The new rules for ROI


A recurring topic during FSTEC was determining when to embrace a new piece of technology, an applicable lesson for c-stores, as well. The consensus was to base the decision squarely on the return. The yardsticks for gauging that payback were as varied as the concepts represented at the conference.

Look beyond money, said Cushing, who came to the USHG fine-dining group from retailing and tech businesses. “The technology that’s going to win the race and change the game is going to be the one that gives back time—time for your staff and time for your guest,” she said.

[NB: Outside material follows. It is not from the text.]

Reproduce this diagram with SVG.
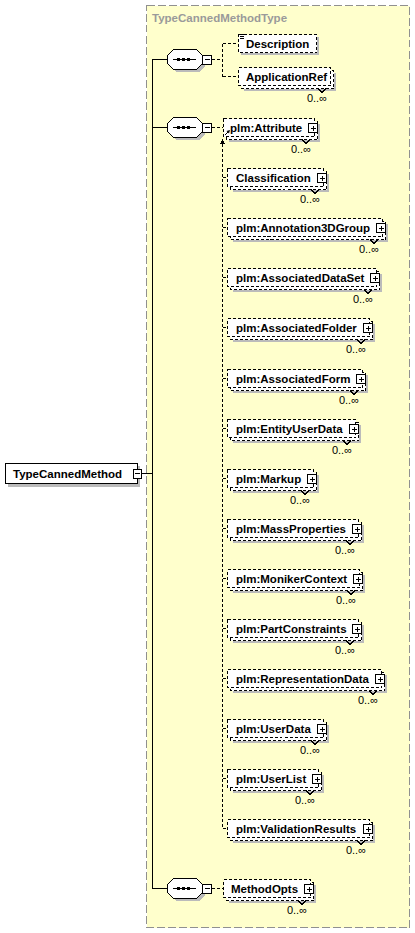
<svg xmlns="http://www.w3.org/2000/svg" width="415" height="933" viewBox="0 0 415 933" shape-rendering="crispEdges">
<style>
.lbl{font-family:"Liberation Sans",Arial,sans-serif;font-size:11.5px;font-weight:bold;fill:#000}
.occ{font-family:"Liberation Sans",Arial,sans-serif;font-size:11px;fill:#000}
.title{font-family:"Liberation Sans",Arial,sans-serif;font-size:11.5px;font-weight:bold;fill:#9a9a9a}
.fr{fill:#fff;stroke:#000;stroke-dasharray:3 2}
.box{fill:#fff;stroke:#000}
.sh{fill:#bbb;stroke:none}
.btn{fill:#fff;stroke:#000}
.sol{fill:none;stroke:#000}
.dsh{fill:none;stroke:#000;stroke-dasharray:3 2}
.bg{fill:#ffffcc;stroke:#909090;stroke-dasharray:8 3}
</style>
<defs>
<g id="oct">
<polygon class="sh" points="9,-7 32,-7 38,-1 38,7 32,13 9,13 3,7 3,-1"/>
<polygon class="box" points="6.5,-9.5 29.5,-9.5 35.5,-3.5 35.5,4.5 29.5,10.5 6.5,10.5 0.5,4.5 0.5,-3.5"/>
<path class="sol" d="M6 0.5 H29"/>
<rect x="10" y="-1" width="3" height="3" fill="#000"/>
<rect x="15" y="-1" width="3" height="3" fill="#000"/>
<rect x="20" y="-1" width="3" height="3" fill="#000"/>
<rect class="btn" x="35.5" y="-4" width="9" height="9"/>
<path class="sol" d="M37.5 0.5 H43"/>
</g>
</defs>

<rect id="container" class="bg" x="146.5" y="5.5" width="263" height="922"/>
<text class="title" x="152" y="22">TypeCannedMethodType</text>

<g id="connectors">
<path class="sol" d="M141 473.5 H152.5 M152.5 59.5 V888.5 M152 59.5 H167 M152 127.5 H167 M152 888.5 H167"/>
<path class="dsh" d="M212 59.5 H222.5 M222.5 43.5 V76.5 M222.5 43.5 H238 M222.5 76.5 H238"/>
<path class="dsh" d="M212 127.5 H223 M222.5 144 V828.5 M222.5 177.5 H227 M222.5 227.5 H227 M222.5 277.5 H227 M222.5 327.5 H227 M222.5 378.5 H227 M222.5 428.5 H227 M222.5 478.5 H227 M222.5 528.5 H227 M222.5 578.5 H227 M222.5 628.5 H227 M222.5 678.5 H227 M222.5 728.5 H227 M222.5 778.5 H227 M222.5 828.5 H227"/>
<polygon points="222.5,139 220,144 225,144" fill="#000"/>
<path class="dsh" d="M212 888.5 H223"/>
</g>

<g id="root">
<rect class="sh" x="8" y="466" width="132" height="21"/>
<rect class="box" x="5.5" y="463.5" width="132" height="20"/>
<text class="lbl" x="13" y="477.5">TypeCannedMethod</text>
<rect class="btn" x="133.5" y="469" width="8" height="9"/>
<path class="sol" d="M135 473.5 H140"/>
</g>

<g id="seq1" transform="translate(167,59)"><use href="#oct"/></g>
<g id="seq2" transform="translate(167,127)"><use href="#oct"/></g>
<g id="seq3" transform="translate(167,888)"><use href="#oct"/></g>

<g id="e-description" transform="translate(238,43)">
<rect class="sh" x="3" y="-6" width="78" height="18"/>
<rect class="fr" x="0.5" y="-8.5" width="78" height="18"/>
<path class="sol" d="M1.5 -8.5 H6 M1.5 -6.5 H6 M1.5 -4.5 H6"/>
<text class="lbl" x="8" y="4.5">Description</text>
</g>

<g id="e-applicationref" transform="translate(238,76)">
<rect class="sh" x="6" y="-3" width="92" height="18"/>
<rect class="fr" x="3.5" y="-5.5" width="92" height="18"/>
<rect class="fr" x="0.5" y="-8.5" width="92" height="18"/>
<text class="lbl" x="8" y="4.5">ApplicationRef</text>
<polyline class="sol" points="80,12.5 84,16.5 88,12.5"/>
<text class="occ" x="89" y="26" text-anchor="end">0..∞</text>
</g>

<g id="e-attribute" transform="translate(223,127)">
<rect class="sh" x="6" y="-3" width="91" height="18"/>
<rect class="fr" x="3.5" y="-5.5" width="91" height="18"/>
<rect class="fr" x="0.5" y="-8.5" width="91" height="18"/>
<path class="sol" d="M2 8 L6 4" shape-rendering="auto"/>
<polygon points="7,3 3.5,4 6,6.5" fill="#000" shape-rendering="auto"/>
<text class="lbl" x="7" y="4.5">plm:Attribute</text>
<rect class="btn" x="85.5" y="-3.5" width="9" height="9"/>
<path class="sol" d="M87.5 1 H93 M90 -1.5 V4"/>
<polyline class="sol" points="79,12.5 83,16.5 87,12.5"/>
<text class="occ" x="88" y="26" text-anchor="end">0..∞</text>
</g>

<g id="e-classification" transform="translate(227,177)">
<rect class="sh" x="6" y="-3" width="96" height="18"/>
<rect class="fr" x="3.5" y="-5.5" width="96" height="18"/>
<rect class="fr" x="0.5" y="-8.5" width="96" height="18"/>
<text class="lbl" x="9" y="4.5">Classification</text>
<rect class="btn" x="90.5" y="-3.5" width="9" height="9"/>
<path class="sol" d="M92.5 1 H98 M95 -1.5 V4"/>
<polyline class="sol" points="84,12.5 88,16.5 92,12.5"/>
<text class="occ" x="93" y="26" text-anchor="end">0..∞</text>
</g>

<g id="e-annotation3dgroup" transform="translate(227,227)">
<rect class="sh" x="6" y="-3" width="155" height="18"/>
<rect class="fr" x="3.5" y="-5.5" width="155" height="18"/>
<rect class="fr" x="0.5" y="-8.5" width="155" height="18"/>
<text class="lbl" x="9" y="4.5">plm:Annotation3DGroup</text>
<rect class="btn" x="149.5" y="-3.5" width="9" height="9"/>
<path class="sol" d="M151.5 1 H157 M154 -1.5 V4"/>
<polyline class="sol" points="143,12.5 147,16.5 151,12.5"/>
<text class="occ" x="152" y="26" text-anchor="end">0..∞</text>
</g>

<g id="e-associateddataset" transform="translate(227,277)">
<rect class="sh" x="6" y="-3" width="149" height="18"/>
<rect class="fr" x="3.5" y="-5.5" width="149" height="18"/>
<rect class="fr" x="0.5" y="-8.5" width="149" height="18"/>
<text class="lbl" x="9" y="4.5">plm:AssociatedDataSet</text>
<rect class="btn" x="143.5" y="-3.5" width="9" height="9"/>
<path class="sol" d="M145.5 1 H151 M148 -1.5 V4"/>
<polyline class="sol" points="137,12.5 141,16.5 145,12.5"/>
<text class="occ" x="146" y="26" text-anchor="end">0..∞</text>
</g>

<g id="e-associatedfolder" transform="translate(227,327)">
<rect class="sh" x="6" y="-3" width="142" height="18"/>
<rect class="fr" x="3.5" y="-5.5" width="142" height="18"/>
<rect class="fr" x="0.5" y="-8.5" width="142" height="18"/>
<text class="lbl" x="9" y="4.5">plm:AssociatedFolder</text>
<rect class="btn" x="136.5" y="-3.5" width="9" height="9"/>
<path class="sol" d="M138.5 1 H144 M141 -1.5 V4"/>
<polyline class="sol" points="130,12.5 134,16.5 138,12.5"/>
<text class="occ" x="139" y="26" text-anchor="end">0..∞</text>
</g>

<g id="e-associatedform" transform="translate(227,378)">
<rect class="sh" x="6" y="-3" width="135" height="18"/>
<rect class="fr" x="3.5" y="-5.5" width="135" height="18"/>
<rect class="fr" x="0.5" y="-8.5" width="135" height="18"/>
<text class="lbl" x="9" y="4.5">plm:AssociatedForm</text>
<rect class="btn" x="129.5" y="-3.5" width="9" height="9"/>
<path class="sol" d="M131.5 1 H137 M134 -1.5 V4"/>
<polyline class="sol" points="123,12.5 127,16.5 131,12.5"/>
<text class="occ" x="132" y="26" text-anchor="end">0..∞</text>
</g>

<g id="e-entityuserdata" transform="translate(227,428)">
<rect class="sh" x="6" y="-3" width="128" height="18"/>
<rect class="fr" x="3.5" y="-5.5" width="128" height="18"/>
<rect class="fr" x="0.5" y="-8.5" width="128" height="18"/>
<text class="lbl" x="9" y="4.5">plm:EntityUserData</text>
<rect class="btn" x="122.5" y="-3.5" width="9" height="9"/>
<path class="sol" d="M124.5 1 H130 M127 -1.5 V4"/>
<polyline class="sol" points="116,12.5 120,16.5 124,12.5"/>
<text class="occ" x="125" y="26" text-anchor="end">0..∞</text>
</g>

<g id="e-markup" transform="translate(227,478)">
<rect class="sh" x="6" y="-3" width="86" height="18"/>
<rect class="fr" x="3.5" y="-5.5" width="86" height="18"/>
<rect class="fr" x="0.5" y="-8.5" width="86" height="18"/>
<text class="lbl" x="9" y="4.5">plm:Markup</text>
<rect class="btn" x="80.5" y="-3.5" width="9" height="9"/>
<path class="sol" d="M82.5 1 H88 M85 -1.5 V4"/>
<polyline class="sol" points="74,12.5 78,16.5 82,12.5"/>
<text class="occ" x="83" y="26" text-anchor="end">0..∞</text>
</g>

<g id="e-massproperties" transform="translate(227,528)">
<rect class="sh" x="6" y="-3" width="131" height="18"/>
<rect class="fr" x="3.5" y="-5.5" width="131" height="18"/>
<rect class="fr" x="0.5" y="-8.5" width="131" height="18"/>
<text class="lbl" x="9" y="4.5">plm:MassProperties</text>
<rect class="btn" x="125.5" y="-3.5" width="9" height="9"/>
<path class="sol" d="M127.5 1 H133 M130 -1.5 V4"/>
<polyline class="sol" points="119,12.5 123,16.5 127,12.5"/>
<text class="occ" x="128" y="26" text-anchor="end">0..∞</text>
</g>

<g id="e-monikercontext" transform="translate(227,578)">
<rect class="sh" x="6" y="-3" width="132" height="18"/>
<rect class="fr" x="3.5" y="-5.5" width="132" height="18"/>
<rect class="fr" x="0.5" y="-8.5" width="132" height="18"/>
<text class="lbl" x="9" y="4.5">plm:MonikerContext</text>
<rect class="btn" x="126.5" y="-3.5" width="9" height="9"/>
<path class="sol" d="M128.5 1 H134 M131 -1.5 V4"/>
<polyline class="sol" points="120,12.5 124,16.5 128,12.5"/>
<text class="occ" x="129" y="26" text-anchor="end">0..∞</text>
</g>

<g id="e-partconstraints" transform="translate(227,628)">
<rect class="sh" x="6" y="-3" width="131" height="18"/>
<rect class="fr" x="3.5" y="-5.5" width="131" height="18"/>
<rect class="fr" x="0.5" y="-8.5" width="131" height="18"/>
<text class="lbl" x="9" y="4.5">plm:PartConstraints</text>
<rect class="btn" x="125.5" y="-3.5" width="9" height="9"/>
<path class="sol" d="M127.5 1 H133 M130 -1.5 V4"/>
<polyline class="sol" points="119,12.5 123,16.5 127,12.5"/>
<text class="occ" x="128" y="26" text-anchor="end">0..∞</text>
</g>

<g id="e-representationdata" transform="translate(227,678)">
<rect class="sh" x="6" y="-3" width="154" height="18"/>
<rect class="fr" x="3.5" y="-5.5" width="154" height="18"/>
<rect class="fr" x="0.5" y="-8.5" width="154" height="18"/>
<text class="lbl" x="9" y="4.5">plm:RepresentationData</text>
<rect class="btn" x="148.5" y="-3.5" width="9" height="9"/>
<path class="sol" d="M150.5 1 H156 M153 -1.5 V4"/>
<polyline class="sol" points="142,12.5 146,16.5 150,12.5"/>
<text class="occ" x="151" y="26" text-anchor="end">0..∞</text>
</g>

<g id="e-userdata" transform="translate(227,728)">
<rect class="sh" x="6" y="-3" width="96" height="18"/>
<rect class="fr" x="3.5" y="-5.5" width="96" height="18"/>
<rect class="fr" x="0.5" y="-8.5" width="96" height="18"/>
<text class="lbl" x="9" y="4.5">plm:UserData</text>
<rect class="btn" x="90.5" y="-3.5" width="9" height="9"/>
<path class="sol" d="M92.5 1 H98 M95 -1.5 V4"/>
<polyline class="sol" points="84,12.5 88,16.5 92,12.5"/>
<text class="occ" x="93" y="26" text-anchor="end">0..∞</text>
</g>

<g id="e-userlist" transform="translate(227,778)">
<rect class="sh" x="6" y="-3" width="91" height="18"/>
<rect class="fr" x="3.5" y="-5.5" width="91" height="18"/>
<rect class="fr" x="0.5" y="-8.5" width="91" height="18"/>
<text class="lbl" x="9" y="4.5">plm:UserList</text>
<rect class="btn" x="85.5" y="-3.5" width="9" height="9"/>
<path class="sol" d="M87.5 1 H93 M90 -1.5 V4"/>
<polyline class="sol" points="79,12.5 83,16.5 87,12.5"/>
<text class="occ" x="88" y="26" text-anchor="end">0..∞</text>
</g>

<g id="e-validationresults" transform="translate(227,828)">
<rect class="sh" x="6" y="-3" width="142" height="18"/>
<rect class="fr" x="3.5" y="-5.5" width="142" height="18"/>
<rect class="fr" x="0.5" y="-8.5" width="142" height="18"/>
<text class="lbl" x="9" y="4.5">plm:ValidationResults</text>
<rect class="btn" x="136.5" y="-3.5" width="9" height="9"/>
<path class="sol" d="M138.5 1 H144 M141 -1.5 V4"/>
<polyline class="sol" points="130,12.5 134,16.5 138,12.5"/>
<text class="occ" x="139" y="26" text-anchor="end">0..∞</text>
</g>

<g id="e-methodopts" transform="translate(223,888)">
<rect class="sh" x="6" y="-3" width="87" height="18"/>
<rect class="fr" x="3.5" y="-5.5" width="87" height="18"/>
<rect class="fr" x="0.5" y="-8.5" width="87" height="18"/>
<text class="lbl" x="8" y="4.5">MethodOpts</text>
<rect class="btn" x="81.5" y="-3.5" width="9" height="9"/>
<path class="sol" d="M83.5 1 H89 M86 -1.5 V4"/>
<polyline class="sol" points="75,12.5 79,16.5 83,12.5"/>
<text class="occ" x="84" y="26" text-anchor="end">0..∞</text>
</g>
</svg>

Gala Capital Partners uses a checklist to determine if a technology merits adoption. “Does it impact sales positively? Does it impact profits positively? Does it impact process positively? If it does not check two of those boxes, it’s not a priority,” Gala said.

Check customer reviews

Customer reviews

Going by gut is definitely not a sound way for choosing a technology or vendor, a number of speakers agreed, some citing their own blunders as proof. They recommended a number of specific safeguards, all of them pivoting on information gathering before the contract is signed.

Gala Capital Partners was one of the operations that admitted getting burned. And it knows now how to avoid a repeat. “We should have been more diligent and called every one of their customers who were in our industry who were of similar size,” Gala said.

“One of the questions we usually ask is, ‘What’s your refresh rate?’ ” said Balis. “How many people re-up after using your solutions?”